** Start Records **

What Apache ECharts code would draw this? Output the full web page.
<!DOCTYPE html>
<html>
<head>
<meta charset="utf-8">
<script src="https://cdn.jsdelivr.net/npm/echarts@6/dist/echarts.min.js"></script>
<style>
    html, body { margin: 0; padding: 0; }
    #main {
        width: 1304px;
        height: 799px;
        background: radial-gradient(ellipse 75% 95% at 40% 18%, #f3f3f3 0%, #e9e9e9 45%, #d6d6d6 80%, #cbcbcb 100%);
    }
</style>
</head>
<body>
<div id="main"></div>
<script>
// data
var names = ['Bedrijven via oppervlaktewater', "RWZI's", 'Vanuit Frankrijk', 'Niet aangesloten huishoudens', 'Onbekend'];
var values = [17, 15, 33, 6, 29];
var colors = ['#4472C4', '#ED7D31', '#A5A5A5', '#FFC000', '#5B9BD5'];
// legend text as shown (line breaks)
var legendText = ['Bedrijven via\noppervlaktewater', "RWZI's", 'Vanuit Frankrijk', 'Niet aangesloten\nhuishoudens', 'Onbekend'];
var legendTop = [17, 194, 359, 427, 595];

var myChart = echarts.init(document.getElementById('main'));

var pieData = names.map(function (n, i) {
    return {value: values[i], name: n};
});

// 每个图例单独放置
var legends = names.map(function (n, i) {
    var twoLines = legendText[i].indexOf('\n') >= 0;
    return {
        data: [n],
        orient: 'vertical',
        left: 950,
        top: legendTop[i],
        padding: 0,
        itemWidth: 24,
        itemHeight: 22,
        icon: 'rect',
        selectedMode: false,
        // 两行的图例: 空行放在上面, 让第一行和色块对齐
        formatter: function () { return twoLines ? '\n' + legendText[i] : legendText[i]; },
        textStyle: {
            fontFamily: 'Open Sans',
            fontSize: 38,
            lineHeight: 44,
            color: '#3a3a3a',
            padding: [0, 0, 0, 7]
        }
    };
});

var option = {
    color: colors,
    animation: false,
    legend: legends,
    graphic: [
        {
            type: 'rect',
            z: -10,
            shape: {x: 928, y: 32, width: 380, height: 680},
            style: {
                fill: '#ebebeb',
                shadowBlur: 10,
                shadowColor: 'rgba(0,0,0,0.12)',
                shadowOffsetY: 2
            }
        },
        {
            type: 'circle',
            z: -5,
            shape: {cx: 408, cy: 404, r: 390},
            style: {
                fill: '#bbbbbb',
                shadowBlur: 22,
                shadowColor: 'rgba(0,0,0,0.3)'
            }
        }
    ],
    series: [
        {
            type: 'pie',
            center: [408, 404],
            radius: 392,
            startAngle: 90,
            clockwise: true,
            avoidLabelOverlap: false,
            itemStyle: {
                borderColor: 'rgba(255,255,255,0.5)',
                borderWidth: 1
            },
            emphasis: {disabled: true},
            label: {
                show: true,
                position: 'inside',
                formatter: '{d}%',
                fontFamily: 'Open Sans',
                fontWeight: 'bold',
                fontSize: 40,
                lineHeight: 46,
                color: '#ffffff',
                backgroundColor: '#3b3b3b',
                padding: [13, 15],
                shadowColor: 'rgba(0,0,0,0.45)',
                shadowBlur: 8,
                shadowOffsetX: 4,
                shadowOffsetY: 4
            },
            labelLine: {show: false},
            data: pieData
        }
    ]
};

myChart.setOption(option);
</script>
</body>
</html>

** End Records **
** Start Records **

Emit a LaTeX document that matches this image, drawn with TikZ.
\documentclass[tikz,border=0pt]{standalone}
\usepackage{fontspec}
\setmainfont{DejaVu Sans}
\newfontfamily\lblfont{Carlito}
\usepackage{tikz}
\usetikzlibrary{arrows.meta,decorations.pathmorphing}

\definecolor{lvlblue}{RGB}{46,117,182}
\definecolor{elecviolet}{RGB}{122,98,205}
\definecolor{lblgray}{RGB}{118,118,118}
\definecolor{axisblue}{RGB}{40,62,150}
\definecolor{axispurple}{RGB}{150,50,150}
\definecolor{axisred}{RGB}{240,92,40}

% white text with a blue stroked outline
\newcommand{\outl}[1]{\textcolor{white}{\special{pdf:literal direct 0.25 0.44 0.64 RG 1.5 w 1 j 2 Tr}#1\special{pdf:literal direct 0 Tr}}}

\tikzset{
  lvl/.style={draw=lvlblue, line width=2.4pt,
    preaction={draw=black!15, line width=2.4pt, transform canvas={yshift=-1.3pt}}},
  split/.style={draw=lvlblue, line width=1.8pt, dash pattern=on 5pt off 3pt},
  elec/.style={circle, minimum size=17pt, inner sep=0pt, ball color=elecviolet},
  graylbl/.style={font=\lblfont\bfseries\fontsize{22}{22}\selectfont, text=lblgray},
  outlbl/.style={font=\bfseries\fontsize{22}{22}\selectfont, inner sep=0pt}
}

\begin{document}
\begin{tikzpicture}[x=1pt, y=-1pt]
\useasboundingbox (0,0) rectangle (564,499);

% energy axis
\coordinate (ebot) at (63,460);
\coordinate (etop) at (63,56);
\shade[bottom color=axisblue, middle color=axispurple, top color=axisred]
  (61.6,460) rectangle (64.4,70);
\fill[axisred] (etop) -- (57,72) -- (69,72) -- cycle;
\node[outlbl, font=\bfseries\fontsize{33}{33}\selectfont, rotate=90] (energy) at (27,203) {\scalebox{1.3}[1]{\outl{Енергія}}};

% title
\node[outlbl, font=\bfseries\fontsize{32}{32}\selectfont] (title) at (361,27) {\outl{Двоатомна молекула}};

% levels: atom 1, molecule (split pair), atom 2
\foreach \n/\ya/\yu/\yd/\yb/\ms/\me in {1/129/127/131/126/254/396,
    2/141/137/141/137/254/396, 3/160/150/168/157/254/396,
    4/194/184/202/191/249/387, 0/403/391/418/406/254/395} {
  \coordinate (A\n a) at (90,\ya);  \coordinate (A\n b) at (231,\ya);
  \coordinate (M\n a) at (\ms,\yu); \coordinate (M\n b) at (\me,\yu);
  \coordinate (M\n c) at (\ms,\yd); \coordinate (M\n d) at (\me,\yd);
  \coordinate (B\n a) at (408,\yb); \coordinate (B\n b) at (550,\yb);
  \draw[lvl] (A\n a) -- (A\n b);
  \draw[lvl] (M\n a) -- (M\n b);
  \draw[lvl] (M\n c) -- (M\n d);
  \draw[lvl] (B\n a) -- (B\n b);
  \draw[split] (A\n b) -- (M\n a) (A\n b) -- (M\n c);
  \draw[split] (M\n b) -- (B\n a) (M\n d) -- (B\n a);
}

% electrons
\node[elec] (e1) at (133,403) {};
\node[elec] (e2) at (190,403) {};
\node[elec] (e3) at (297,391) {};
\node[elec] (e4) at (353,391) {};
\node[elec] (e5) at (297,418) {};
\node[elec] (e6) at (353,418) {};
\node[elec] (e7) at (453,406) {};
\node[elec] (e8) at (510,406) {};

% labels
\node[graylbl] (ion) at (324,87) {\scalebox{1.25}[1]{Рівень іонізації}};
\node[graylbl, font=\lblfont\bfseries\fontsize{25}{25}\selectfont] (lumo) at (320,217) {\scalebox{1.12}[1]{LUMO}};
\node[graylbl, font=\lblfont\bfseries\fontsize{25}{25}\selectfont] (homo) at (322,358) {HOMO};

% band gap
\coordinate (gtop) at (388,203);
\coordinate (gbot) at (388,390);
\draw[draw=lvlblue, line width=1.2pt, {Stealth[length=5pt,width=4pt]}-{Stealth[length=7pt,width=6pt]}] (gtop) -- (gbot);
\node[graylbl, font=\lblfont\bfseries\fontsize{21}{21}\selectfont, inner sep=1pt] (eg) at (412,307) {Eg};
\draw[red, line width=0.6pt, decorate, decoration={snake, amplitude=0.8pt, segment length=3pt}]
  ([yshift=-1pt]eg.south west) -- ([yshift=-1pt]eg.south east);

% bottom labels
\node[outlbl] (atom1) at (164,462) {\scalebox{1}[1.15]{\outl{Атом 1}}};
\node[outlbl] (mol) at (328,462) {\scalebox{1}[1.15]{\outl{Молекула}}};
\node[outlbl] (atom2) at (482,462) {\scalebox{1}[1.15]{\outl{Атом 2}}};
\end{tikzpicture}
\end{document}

** End Records **
** Start Records **

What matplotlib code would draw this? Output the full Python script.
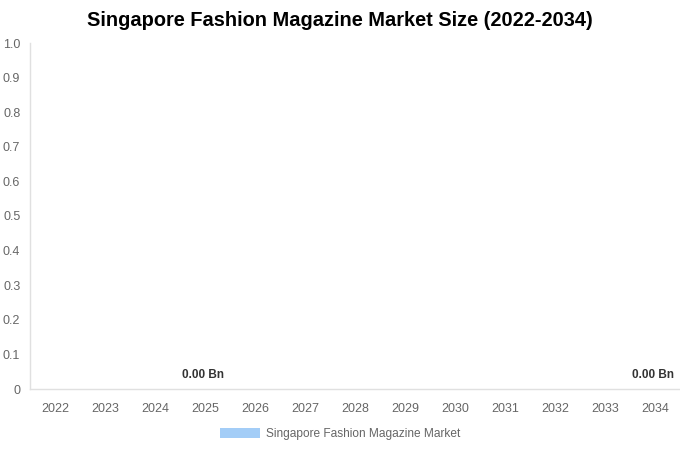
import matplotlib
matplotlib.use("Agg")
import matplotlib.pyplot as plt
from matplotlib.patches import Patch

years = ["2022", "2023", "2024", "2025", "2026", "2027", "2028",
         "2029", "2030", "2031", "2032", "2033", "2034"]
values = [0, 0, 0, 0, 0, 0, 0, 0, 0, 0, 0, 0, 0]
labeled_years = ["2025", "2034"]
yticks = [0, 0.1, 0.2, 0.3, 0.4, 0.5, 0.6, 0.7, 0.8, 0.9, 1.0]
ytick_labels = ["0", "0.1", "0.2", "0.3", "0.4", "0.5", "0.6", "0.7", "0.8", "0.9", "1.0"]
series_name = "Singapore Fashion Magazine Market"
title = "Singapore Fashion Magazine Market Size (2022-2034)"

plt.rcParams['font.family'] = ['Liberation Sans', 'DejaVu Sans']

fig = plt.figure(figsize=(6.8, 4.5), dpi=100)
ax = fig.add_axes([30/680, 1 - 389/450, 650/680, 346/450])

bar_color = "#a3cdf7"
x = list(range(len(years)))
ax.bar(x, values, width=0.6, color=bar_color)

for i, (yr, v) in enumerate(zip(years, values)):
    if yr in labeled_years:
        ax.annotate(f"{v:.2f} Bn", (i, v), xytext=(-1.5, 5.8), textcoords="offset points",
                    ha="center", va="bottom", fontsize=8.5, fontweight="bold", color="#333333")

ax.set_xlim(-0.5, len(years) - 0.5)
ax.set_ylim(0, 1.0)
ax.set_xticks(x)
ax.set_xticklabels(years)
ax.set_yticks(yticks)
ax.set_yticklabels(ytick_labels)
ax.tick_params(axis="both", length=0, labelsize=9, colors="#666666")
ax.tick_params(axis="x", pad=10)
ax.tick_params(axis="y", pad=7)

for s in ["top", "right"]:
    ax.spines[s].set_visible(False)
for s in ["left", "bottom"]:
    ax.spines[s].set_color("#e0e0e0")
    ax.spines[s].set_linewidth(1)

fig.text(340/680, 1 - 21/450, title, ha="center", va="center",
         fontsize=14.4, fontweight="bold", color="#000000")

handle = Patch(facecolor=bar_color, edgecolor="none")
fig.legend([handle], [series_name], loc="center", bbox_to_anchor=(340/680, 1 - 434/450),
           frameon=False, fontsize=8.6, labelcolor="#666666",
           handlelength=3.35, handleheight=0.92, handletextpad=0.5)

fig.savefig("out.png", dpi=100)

** End Records **

** Job **
Exactly the lines from the line with "What Apache ECharts" to the line with "var legendTop = [17, 194, 359, 427, 595];", both included, are to be extracted, and no others.

** Problem solution **
What Apache ECharts code would draw this? Output the full web page.
<!DOCTYPE html>
<html>
<head>
<meta charset="utf-8">
<script src="https://cdn.jsdelivr.net/npm/echarts@6/dist/echarts.min.js"></script>
<style>
    html, body { margin: 0; padding: 0; }
    #main {
        width: 1304px;
        height: 799px;
        background: radial-gradient(ellipse 75% 95% at 40% 18%, #f3f3f3 0%, #e9e9e9 45%, #d6d6d6 80%, #cbcbcb 100%);
    }
</style>
</head>
<body>
<div id="main"></div>
<script>
// data
var names = ['Bedrijven via oppervlaktewater', "RWZI's", 'Vanuit Frankrijk', 'Niet aangesloten huishoudens', 'Onbekend'];
var values = [17, 15, 33, 6, 29];
var colors = ['#4472C4', '#ED7D31', '#A5A5A5', '#FFC000', '#5B9BD5'];
// legend text as shown (line breaks)
var legendText = ['Bedrijven via\noppervlaktewater', "RWZI's", 'Vanuit Frankrijk', 'Niet aangesloten\nhuishoudens', 'Onbekend'];
var legendTop = [17, 194, 359, 427, 595];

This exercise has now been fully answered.